How to Watch Tonight's Total Solar Eclipse

You can watch it live on NASA Television on Tuesday.

NASA's Marshall Space Flight Center/Flickr

The moon and the sun are about to come together for an event people have been going gaga over since they realized it wasn’t a sign of the apocalypse. An occurrence that usually happens only once a year, the upcoming total solar eclipse will be visible to people in parts of Southeast Asia beginning around 8 a.m. on Wednesday. Because that part of the world is about a full day ahead from the United States, we can watch it all live on NASA TV at 8 p.m. on Tuesday. The peak of the show — when the sun is fully covered — will be from about 8:38 to 8:42 p.m. EST.

On Monday, NASA’s Marshall Space Flight Center, located in Huntsville, Alabama, took to Facebook to answer the solar-curious questions of the masses.

The comment-and-reply formula touched on questions like “Is it bad to look at the solar eclipse without glasses?” (yes) and “What is the temperature on the surface of the moon illuminated by the sun?” (the temperature doesn’t change from its cool 253 degrees.) Most wanted to know if they were going to be able to see the solar eclipse in person, which, if you don’t live in Southeast Asia, is no. But people in parts of Alaska, Hawaii, Guam, and the America Samoa will be able to see a partial eclipse.

NASA’s Facebook representative, which the organization only described when pressed as a “NASA Solar physicist who has studied the sun for over a decade,” also told commenter Adrian Kositanot that scientists on International Space Station aren’t likely to see the solar eclipse. But there is a chance the astronauts aboard will see a partial eclipse, as will some ESA satellites, if the orbital mechanics align just right. In 2006, the ISS crew was able to see the shadow of the moon as it fell on Earth.

A photo from the ISS Expedition 12 crew of the 2006 solar eclipse.


While NASA replied Monday that this upcoming eclipse is “as important as any total solar eclipse!”, scientists are still stoked for the opportunity to study the lower solar corona from Earth. The corona is the faint solar atmosphere that can only be observed while the sun’s face is completely covered by the moon. Although the moon is 400 times smaller than the sun, it is also 400 times closer than the sun is to Earth — which allows the moon to block the sun’s face while only obscuring a small portion of the inner corona.
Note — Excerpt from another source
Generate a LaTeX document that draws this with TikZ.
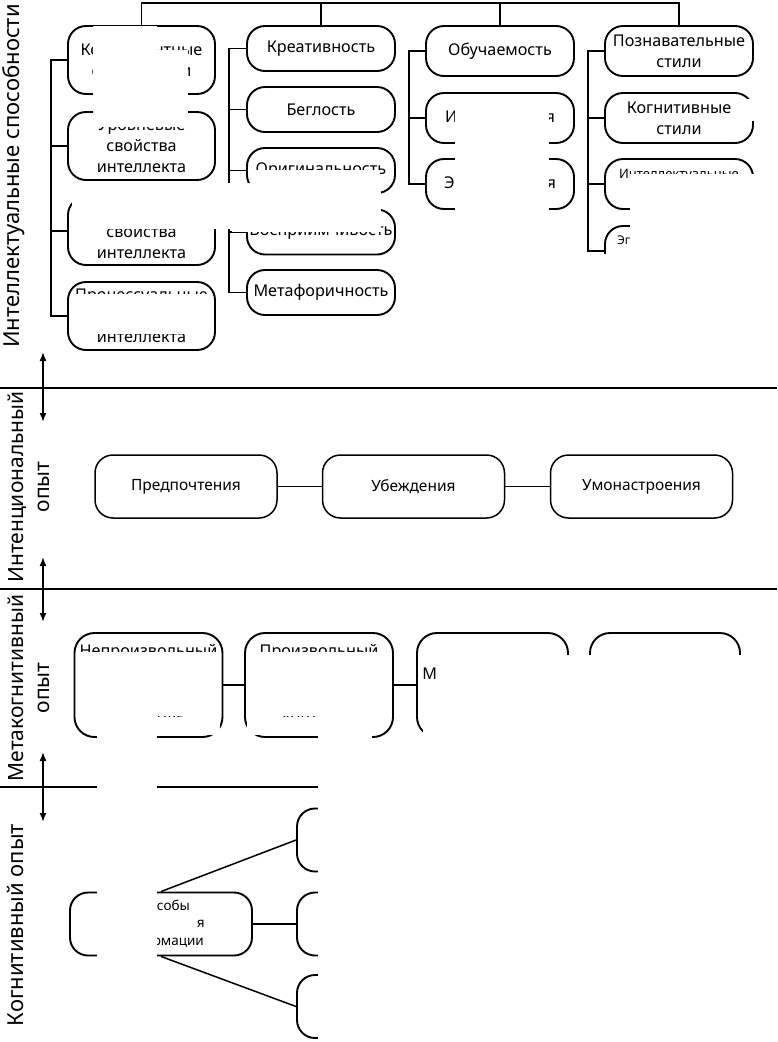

When scientists study the corona, they are able to scan the light for information about the temperatures and velocity of the electrons within it. This region is thought to be one of the most scientifically interesting areas of the sun — the goal is that by studying, scientists can learn about the acceleration of solar wind, how the corona is heated, and how clouds of solar material are made.

Scientists set up for the solar eclipse.


To study this solar eclipse, NASA scientists are setting up on the Micronesian island of Woleai, which is about 500 miles north from New Guinea in the Pacific Ocean. When the eclipse’s totality reaches them, the team plans on taking 59 several-second exposure shots in about three minutes with a newly designed camera. This new camera uses thousands of tiny polarized filters to read polarized light and, compared to the previous camera used, is able to cut down the length of time to take a exposure shot by 50 percent.

The projected path of the solar eclipse.


The totality, the moment when people below can see the full eclipse, will last about one to four minutes for each region. Estimated to be about 97 miles wide at its widest point, the path of the totality for this solar eclipse is expected to be 8,000 miles long. It should be three hours between when the westernmost location gets to see the eclipse and when the easternmost location sees it all end. As the solar eclipse will happen in the daylight for those in Southeast Asia, it’s going to look like the day has a twilight cast to it — the sky more lavender than blue.

Solar eclipses are only possible because of very precise geometry — because the moon and sun don’t orbit in the exact same plane, it’s rare that they line up just right. While there are two to five solar eclipses a year, a total eclipse only happens about every one to two years. The next time North Americans can enjoy a total solar eclipse will be in 2017.

If anyone has further pressing questions, NASA solar scientists will be participating in a Reddit AMA on Tuesday at 1 p.m. eastern time.